Fraker has always given time to students and other young filmmakers. He has frequently lectured at his alma mater, and during recent months, Fraker has been teaching at the new Los Angeles Film School.

His message for students and young crew members who aspire to shoot is simple: “If you want to work and survive in this industry, you need to be dedicated to it 24 hours a day, seven days a week. It has to be the most important thing in your life. All of the experience I gained during those difficult years when I was shooting inserts, and later on commercials, and when I was working on film crews, all of that paid off. You have to be a student your entire life. I am still in awe of cinematographers like George Folsey (ASC) and Lee Garmes (ASC). I’ve watched some of their black-and-white films 300 times or more, and I always learn something new.”

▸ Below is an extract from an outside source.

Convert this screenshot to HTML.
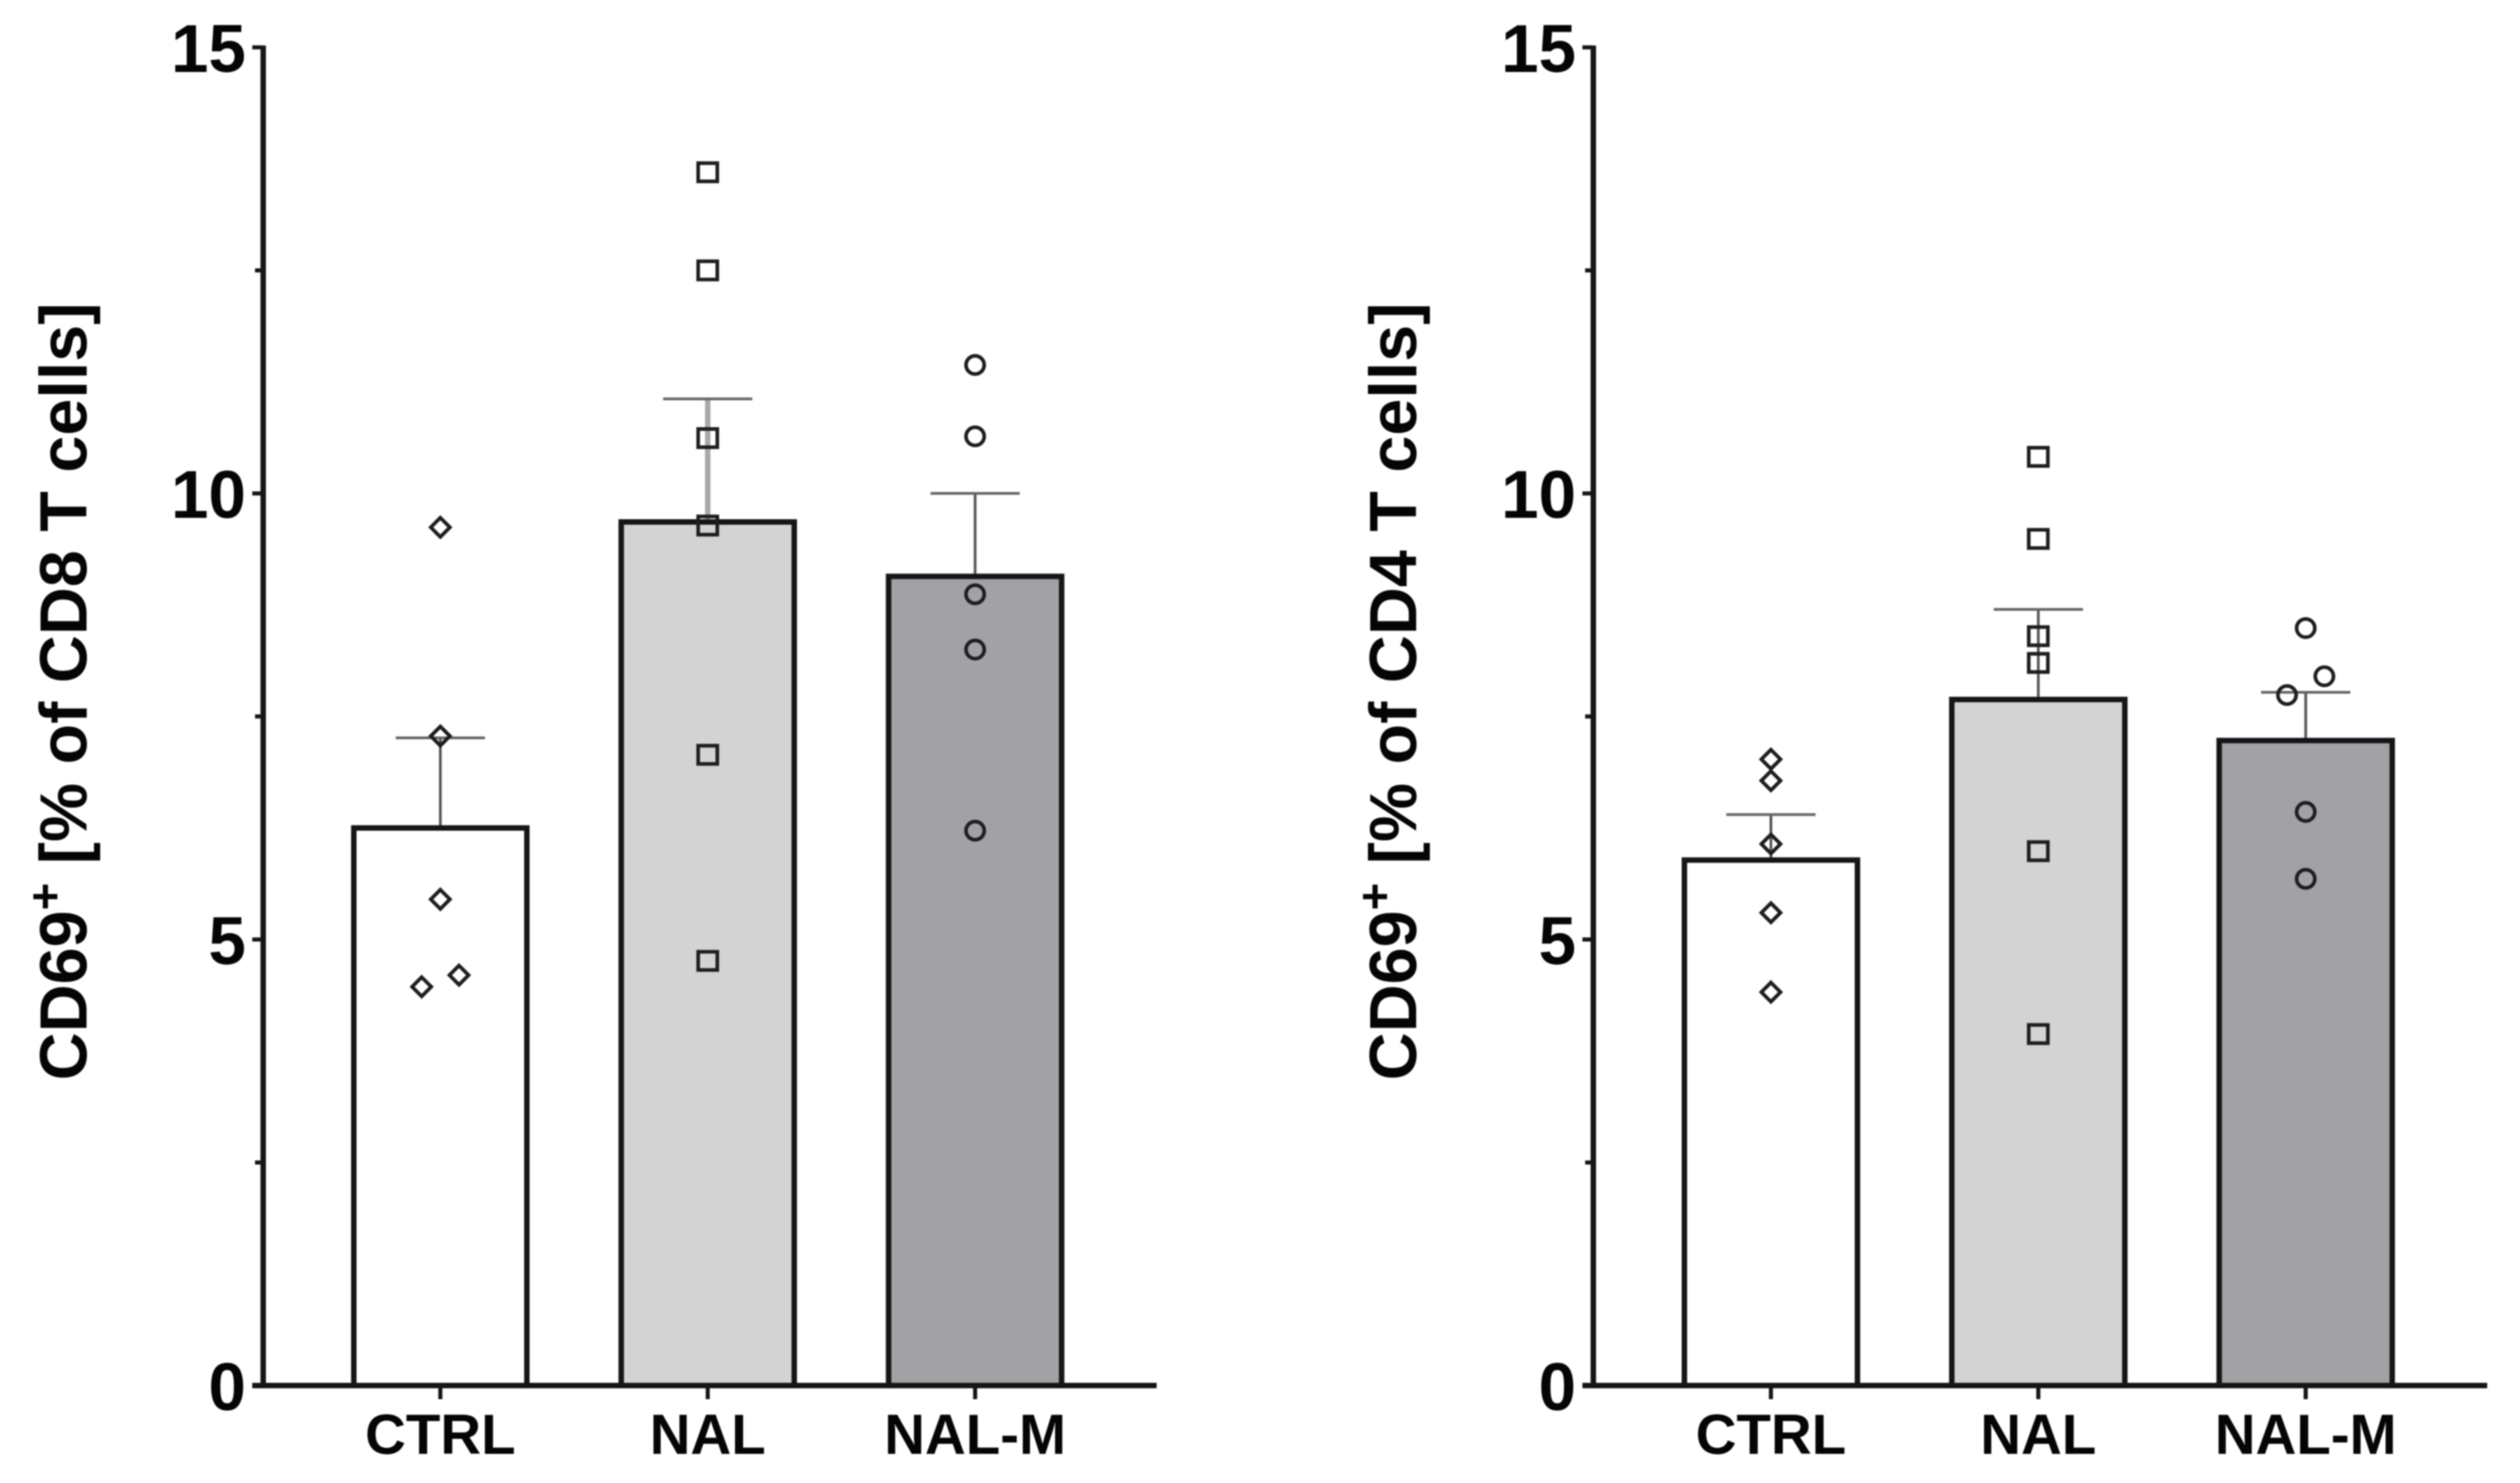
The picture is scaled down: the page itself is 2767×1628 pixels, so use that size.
<!DOCTYPE html>
<html lang="en">
<head>
<meta charset="utf-8">
<title>CD69+ T cell bar charts</title>
<style>
  html, body { margin: 0; padding: 0; background: #fff; }
  svg { display: block; filter: blur(0.8px); }
  text { font-family: "Liberation Sans", sans-serif; font-weight: 700; fill: #050505; }
</style>
</head>
<body>
<svg id="figure" xmlns="http://www.w3.org/2000/svg" width="2767" height="1628" viewBox="0 0 2767 1628">
  <rect x="0" y="0" width="2767" height="1628" fill="#ffffff"/>
  <g id="panel-cd8">
    <text transform="translate(95 1186) rotate(-90)" font-size="73">CD69<tspan font-size="52" dy="-28">+</tspan><tspan dy="28"> [% of CD8 T cells]</tspan></text>
  </g>
  <g id="panel-cd4">
    <text transform="translate(1555 1186) rotate(-90)" font-size="73">CD69<tspan font-size="52" dy="-28">+</tspan><tspan dy="28"> [% of CD4 T cells]</tspan></text>
  </g>
</svg>
<script>
const categories = ["CTRL", "NAL", "NAL-M"];
const yTickLabels = [0, 5, 10, 15];
const yMinorTicks = [2.5, 7.5, 12.5];

const cd8Means = [6.25, 9.68, 9.07];
const cd8Upper = [7.26, 11.06, 10.0];
const cd8Ctrl = [9.62, 7.28, 5.45, 4.6, 4.47];
const cd8CtrlSlots = [0, 0, 0, 1, -1];
const cd8Nal = [13.6, 12.5, 10.62, 9.64, 7.07, 4.76];
const cd8NalSlots = [0, 0, 0, 0, 0, 0];
const cd8NalM = [11.44, 10.64, 8.87, 8.25, 6.22];
const cd8NalMSlots = [0, 0, 0, 0, 0];

const cd4Means = [5.89, 7.69, 7.23];
const cd4Upper = [6.40, 8.70, 7.77];
const cd4Ctrl = [7.02, 6.78, 6.07, 5.30, 4.41];
const cd4CtrlSlots = [0, 0, 0, 0, 0];
const cd4Nal = [10.41, 9.49, 8.40, 8.10, 5.99, 3.94];
const cd4NalSlots = [0, 0, 0, 0, 0, 0];
const cd4NalM = [8.49, 7.95, 7.74, 6.43, 5.68];
const cd4NalMSlots = [0, 1, -1, 0, 0];

const SVG_NS = "http://www.w3.org/2000/svg";
const Y_ZERO = 1521;
const Y_TOP = 52;
const Y_MAX = 15;
const STEP = 293.6;
const BAR_HALF = 95;
const CAP_HALF = 49;
const SLOT = 20.5;
const INK = "#161616";
const FILLS = ["#ffffff", "#d3d3d3", "#a2a1a5"];

function yScale(v) {
  return Y_ZERO - (v / Y_MAX) * (Y_ZERO - Y_TOP);
}

function shape(parent, tag, attrs) {
  const el = document.createElementNS(SVG_NS, tag);
  for (const k in attrs) el.setAttribute(k, attrs[k]);
  parent.appendChild(el);
  return el;
}

function drawMarker(parent, kind, cx, cy) {
  const style = { fill: "none", stroke: "#1e1e1e", "stroke-width": 4 };
  if (kind === 0) {
    const d = 10.5;
    return shape(parent, "path", Object.assign({
      d: "M" + cx + " " + (cy - d) + "L" + (cx + d) + " " + cy + "L" + cx + " " + (cy + d) + "L" + (cx - d) + " " + cy + "Z"
    }, style));
  }
  if (kind === 1) {
    return shape(parent, "rect", Object.assign({ x: cx - 10.5, y: cy - 10, width: 21, height: 20 }, style));
  }
  return shape(parent, "circle", Object.assign({ cx: cx, cy: cy, r: 10 }, style));
}

function drawPanel(cfg) {
  const root = document.getElementById(cfg.id);
  const xScale = function (i) { return cfg.firstX + i * STEP; };

  cfg.means.forEach(function (mean, i) {
    const cx = xScale(i);
    const soft = cfg.softStem === i;
    const err = shape(root, "g", {});
    
    
    shape(err, "line", {
      x1: cx, x2: cx, y1: yScale(mean), y2: yScale(cfg.upper[i]),
      stroke: soft ? "#a8a8a8" : "#555555", "stroke-width": soft ? 6 : 3
    });
    shape(err, "line", { x1: cx - CAP_HALF, x2: cx + CAP_HALF, y1: yScale(cfg.upper[i]), y2: yScale(cfg.upper[i]), stroke: "#666666", "stroke-width": 3 });

    const bar = shape(root, "rect", {
      x: cx - BAR_HALF, y: yScale(mean), width: BAR_HALF * 2, height: Y_ZERO - yScale(mean),
      fill: FILLS[i], stroke: INK, "stroke-width": 6
    });
    
    
  });

  cfg.points.forEach(function (series, i) {
    series.forEach(function (v, j) {
      const pt = drawMarker(root, i, xScale(i) + cfg.slots[i][j] * SLOT, yScale(v));
      
      
    });
  });

  const yAxis = shape(root, "line", { x1: cfg.axisX, x2: cfg.axisX, y1: Y_TOP - 2, y2: Y_ZERO + 3, stroke: INK, "stroke-width": 6 });
  
  

  const xAxis = shape(root, "line", { x1: cfg.axisX - 12, x2: cfg.axisEnd, y1: Y_ZERO, y2: Y_ZERO, stroke: INK, "stroke-width": 6 });
  
  

  yTickLabels.forEach(function (t) {
    const tick = shape(root, "line", { x1: cfg.axisX - 12, x2: cfg.axisX, y1: yScale(t), y2: yScale(t), stroke: INK, "stroke-width": 4.5 });
    
    
    const label = shape(root, "text", { x: cfg.axisX - 19, y: yScale(t) + 27, "text-anchor": "end", "font-size": 74 });
    label.textContent = String(t);
    
    
  });

  yMinorTicks.forEach(function (t) {
    const tick = shape(root, "line", { x1: cfg.axisX - 9, x2: cfg.axisX, y1: yScale(t), y2: yScale(t), stroke: INK, "stroke-width": 4.5 });
    
    
  });

  categories.forEach(function (c, i) {
    const cx = xScale(i);
    const tick = shape(root, "line", { x1: cx, x2: cx, y1: Y_ZERO, y2: Y_ZERO + 15, stroke: INK, "stroke-width": 4.5 });
    
    
    const label = shape(root, "text", { x: cx, y: 1596, "text-anchor": "middle", "font-size": 62 });
    label.textContent = c;
    
    
  });
}

drawPanel({
  id: "panel-cd8", prefix: "cd8", axisX: 289, axisEnd: 1270, firstX: 483.5, softStem: 1,
  means: cd8Means, upper: cd8Upper,
  points: [cd8Ctrl, cd8Nal, cd8NalM],
  slots: [cd8CtrlSlots, cd8NalSlots, cd8NalMSlots]
});
drawPanel({
  id: "panel-cd4", prefix: "cd4", axisX: 1749.5, axisEnd: 2731, firstX: 1944.5, softStem: -1,
  means: cd4Means, upper: cd4Upper,
  points: [cd4Ctrl, cd4Nal, cd4NalM],
  slots: [cd4CtrlSlots, cd4NalSlots, cd4NalMSlots]
});
</script>
</body>
</html>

His other advice is to think of yourself as a storyteller. “That’s why you light,” he says. “It’s not for exposure. I tell them to learn how to use all 50 printing lights and 128 tones of gray scale. That’s how you create subtle images and that’s where the art is. If they ask me what it takes to succeed, I tell them I want people on my crews who care. They can’t give me 80 or 90 percent. I want 100 percent every day.”

Fraker says that he has great hopes for the new generation of cinematographers. “I see some of the shows and movies they do on television and I am amazed by what they accomplish on restricted budgets and schedules, and how beautiful their work is. I’ll tell you why. It’s because they have grown up watching images on TV screens since they were in diapers. They understand the medium and how to use it. In that way, they are far ahead of where we were when we were 18 or 19. There were rules in the studio days. You weren’t supposed to mix tungsten and daylight and now that’s second nature.”

In conclusion, Fraker refers to poet Robert Browning, who wrote, “A man’s reach should exceed his grasp, or what is heaven for?” “That means every time out of the chute, you have got to go for it and you can’t do that if you are locked into preconceived ideas. You have to use your experience and trust your instincts to reach beyond your grasp every time you get the chance. Don’t sit on your laurels, because people who do that end up having only one laurel,” he concludes with a hearty laugh.